> **Your objective**
Scan the data below and pick out the lines containing the word "page".
◆ ◆ ◆
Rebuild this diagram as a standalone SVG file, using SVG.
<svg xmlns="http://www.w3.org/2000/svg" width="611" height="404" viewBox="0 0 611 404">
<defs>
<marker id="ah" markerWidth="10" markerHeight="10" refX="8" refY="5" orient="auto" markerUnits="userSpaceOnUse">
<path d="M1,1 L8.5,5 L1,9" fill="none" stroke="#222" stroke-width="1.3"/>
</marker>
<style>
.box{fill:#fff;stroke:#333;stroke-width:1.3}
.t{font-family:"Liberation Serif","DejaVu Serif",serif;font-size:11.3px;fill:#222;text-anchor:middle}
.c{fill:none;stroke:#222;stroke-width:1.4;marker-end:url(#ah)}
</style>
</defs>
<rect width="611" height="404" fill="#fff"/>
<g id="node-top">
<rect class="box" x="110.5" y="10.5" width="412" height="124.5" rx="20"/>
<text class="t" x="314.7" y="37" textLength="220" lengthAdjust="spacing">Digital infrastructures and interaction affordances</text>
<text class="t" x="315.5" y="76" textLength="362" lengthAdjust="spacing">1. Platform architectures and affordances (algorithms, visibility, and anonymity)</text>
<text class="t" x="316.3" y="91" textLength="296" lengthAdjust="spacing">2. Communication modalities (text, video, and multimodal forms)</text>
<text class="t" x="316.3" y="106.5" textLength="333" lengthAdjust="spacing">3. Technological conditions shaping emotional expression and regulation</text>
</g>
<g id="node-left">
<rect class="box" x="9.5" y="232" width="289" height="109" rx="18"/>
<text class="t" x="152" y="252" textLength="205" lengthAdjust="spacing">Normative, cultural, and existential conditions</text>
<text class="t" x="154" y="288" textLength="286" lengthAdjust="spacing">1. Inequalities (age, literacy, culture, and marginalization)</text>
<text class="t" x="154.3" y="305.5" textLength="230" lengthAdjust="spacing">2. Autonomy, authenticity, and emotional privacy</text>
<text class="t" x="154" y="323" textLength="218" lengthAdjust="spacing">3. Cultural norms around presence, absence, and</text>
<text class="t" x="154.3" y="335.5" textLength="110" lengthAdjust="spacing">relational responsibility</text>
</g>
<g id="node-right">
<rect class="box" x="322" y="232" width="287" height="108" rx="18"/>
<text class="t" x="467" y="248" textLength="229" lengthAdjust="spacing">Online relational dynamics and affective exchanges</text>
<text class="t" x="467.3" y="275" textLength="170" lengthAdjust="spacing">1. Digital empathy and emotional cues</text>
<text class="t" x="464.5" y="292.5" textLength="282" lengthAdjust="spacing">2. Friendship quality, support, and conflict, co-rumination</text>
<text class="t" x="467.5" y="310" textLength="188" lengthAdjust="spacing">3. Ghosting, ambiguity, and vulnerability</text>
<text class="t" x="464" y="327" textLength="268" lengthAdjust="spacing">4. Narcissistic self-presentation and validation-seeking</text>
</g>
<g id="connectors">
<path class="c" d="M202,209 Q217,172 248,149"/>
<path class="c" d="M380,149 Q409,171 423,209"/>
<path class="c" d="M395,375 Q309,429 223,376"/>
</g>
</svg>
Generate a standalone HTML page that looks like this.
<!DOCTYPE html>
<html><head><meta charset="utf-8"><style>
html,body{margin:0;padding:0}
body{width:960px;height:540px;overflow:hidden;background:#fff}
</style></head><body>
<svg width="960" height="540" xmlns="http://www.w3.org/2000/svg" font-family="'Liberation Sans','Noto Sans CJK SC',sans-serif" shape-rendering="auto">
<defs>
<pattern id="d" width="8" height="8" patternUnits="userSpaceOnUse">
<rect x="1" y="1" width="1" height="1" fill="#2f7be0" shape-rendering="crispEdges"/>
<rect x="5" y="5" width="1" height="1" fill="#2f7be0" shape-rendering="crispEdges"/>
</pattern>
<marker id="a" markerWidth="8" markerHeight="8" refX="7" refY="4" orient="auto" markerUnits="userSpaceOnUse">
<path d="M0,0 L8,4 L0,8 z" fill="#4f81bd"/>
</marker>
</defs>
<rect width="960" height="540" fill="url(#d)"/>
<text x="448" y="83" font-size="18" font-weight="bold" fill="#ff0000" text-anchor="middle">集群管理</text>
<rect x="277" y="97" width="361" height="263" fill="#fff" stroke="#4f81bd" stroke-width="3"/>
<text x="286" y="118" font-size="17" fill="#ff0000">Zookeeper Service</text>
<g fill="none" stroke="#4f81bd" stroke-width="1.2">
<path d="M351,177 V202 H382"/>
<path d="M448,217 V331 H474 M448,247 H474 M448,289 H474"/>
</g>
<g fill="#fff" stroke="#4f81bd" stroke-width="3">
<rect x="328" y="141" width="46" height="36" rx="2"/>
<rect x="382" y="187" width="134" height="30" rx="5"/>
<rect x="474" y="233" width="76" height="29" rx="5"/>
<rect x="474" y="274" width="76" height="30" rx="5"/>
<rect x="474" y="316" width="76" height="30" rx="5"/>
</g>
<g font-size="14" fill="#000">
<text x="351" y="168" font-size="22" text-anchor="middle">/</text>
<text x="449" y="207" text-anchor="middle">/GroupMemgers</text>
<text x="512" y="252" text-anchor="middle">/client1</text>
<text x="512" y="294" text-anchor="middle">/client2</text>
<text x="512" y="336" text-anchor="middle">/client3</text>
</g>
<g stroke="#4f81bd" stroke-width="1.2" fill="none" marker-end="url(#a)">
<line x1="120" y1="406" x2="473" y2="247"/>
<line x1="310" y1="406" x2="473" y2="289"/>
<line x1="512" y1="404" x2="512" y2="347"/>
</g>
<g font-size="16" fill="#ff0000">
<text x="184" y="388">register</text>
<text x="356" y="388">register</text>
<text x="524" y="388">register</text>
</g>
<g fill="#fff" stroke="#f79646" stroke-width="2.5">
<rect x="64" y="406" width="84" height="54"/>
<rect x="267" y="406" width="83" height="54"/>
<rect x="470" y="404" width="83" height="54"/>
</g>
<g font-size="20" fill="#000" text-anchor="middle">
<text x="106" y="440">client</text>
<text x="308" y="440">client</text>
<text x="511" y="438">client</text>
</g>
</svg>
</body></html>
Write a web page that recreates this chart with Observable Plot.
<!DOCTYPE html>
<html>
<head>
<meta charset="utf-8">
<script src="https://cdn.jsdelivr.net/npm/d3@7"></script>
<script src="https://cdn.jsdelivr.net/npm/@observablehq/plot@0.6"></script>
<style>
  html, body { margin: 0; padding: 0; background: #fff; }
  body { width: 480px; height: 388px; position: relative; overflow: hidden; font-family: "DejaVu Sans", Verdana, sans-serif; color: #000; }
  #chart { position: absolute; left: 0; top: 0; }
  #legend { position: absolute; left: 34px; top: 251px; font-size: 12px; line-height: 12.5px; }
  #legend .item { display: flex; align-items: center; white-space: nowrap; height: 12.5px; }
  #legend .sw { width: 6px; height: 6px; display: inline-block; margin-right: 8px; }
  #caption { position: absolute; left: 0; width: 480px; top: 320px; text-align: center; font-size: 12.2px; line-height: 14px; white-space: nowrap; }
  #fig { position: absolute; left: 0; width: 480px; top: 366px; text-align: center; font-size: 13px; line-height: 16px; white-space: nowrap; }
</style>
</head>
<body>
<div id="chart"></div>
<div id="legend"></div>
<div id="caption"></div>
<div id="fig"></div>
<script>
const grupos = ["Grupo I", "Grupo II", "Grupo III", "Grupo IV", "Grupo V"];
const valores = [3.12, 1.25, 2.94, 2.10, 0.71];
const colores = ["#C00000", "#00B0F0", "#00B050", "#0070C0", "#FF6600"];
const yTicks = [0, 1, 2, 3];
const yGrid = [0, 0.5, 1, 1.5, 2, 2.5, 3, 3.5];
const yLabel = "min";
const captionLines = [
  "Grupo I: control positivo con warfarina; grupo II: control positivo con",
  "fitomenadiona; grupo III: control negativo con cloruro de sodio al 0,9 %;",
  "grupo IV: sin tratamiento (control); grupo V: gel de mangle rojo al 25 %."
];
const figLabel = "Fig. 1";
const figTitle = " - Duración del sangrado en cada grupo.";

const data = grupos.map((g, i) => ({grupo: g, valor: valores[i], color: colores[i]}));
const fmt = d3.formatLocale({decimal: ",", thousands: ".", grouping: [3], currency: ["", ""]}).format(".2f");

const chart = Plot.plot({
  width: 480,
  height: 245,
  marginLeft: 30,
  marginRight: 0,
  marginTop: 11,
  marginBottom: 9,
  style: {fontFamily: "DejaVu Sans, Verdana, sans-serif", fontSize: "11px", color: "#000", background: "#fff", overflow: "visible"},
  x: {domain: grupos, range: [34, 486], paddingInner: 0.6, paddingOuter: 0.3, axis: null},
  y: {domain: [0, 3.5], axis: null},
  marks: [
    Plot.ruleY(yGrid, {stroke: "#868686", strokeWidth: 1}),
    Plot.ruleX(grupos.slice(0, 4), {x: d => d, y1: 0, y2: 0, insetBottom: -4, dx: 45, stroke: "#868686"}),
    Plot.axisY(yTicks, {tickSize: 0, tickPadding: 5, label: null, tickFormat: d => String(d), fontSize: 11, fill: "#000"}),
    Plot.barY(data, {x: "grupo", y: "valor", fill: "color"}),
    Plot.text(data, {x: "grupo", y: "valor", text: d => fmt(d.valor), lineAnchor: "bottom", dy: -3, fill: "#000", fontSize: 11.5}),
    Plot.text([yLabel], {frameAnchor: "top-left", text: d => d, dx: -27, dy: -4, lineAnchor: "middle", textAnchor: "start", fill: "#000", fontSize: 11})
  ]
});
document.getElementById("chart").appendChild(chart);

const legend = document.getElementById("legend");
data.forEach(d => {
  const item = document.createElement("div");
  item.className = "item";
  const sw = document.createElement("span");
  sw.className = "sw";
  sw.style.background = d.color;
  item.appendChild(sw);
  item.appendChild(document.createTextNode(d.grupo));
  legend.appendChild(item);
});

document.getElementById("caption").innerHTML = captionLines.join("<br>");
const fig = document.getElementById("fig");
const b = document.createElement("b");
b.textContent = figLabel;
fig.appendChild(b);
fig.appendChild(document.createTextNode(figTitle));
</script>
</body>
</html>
◆ ◆ ◆
> **Answer to the problem**
Generate a standalone HTML page that looks like this.
Write a web page that recreates this chart with Observable Plot.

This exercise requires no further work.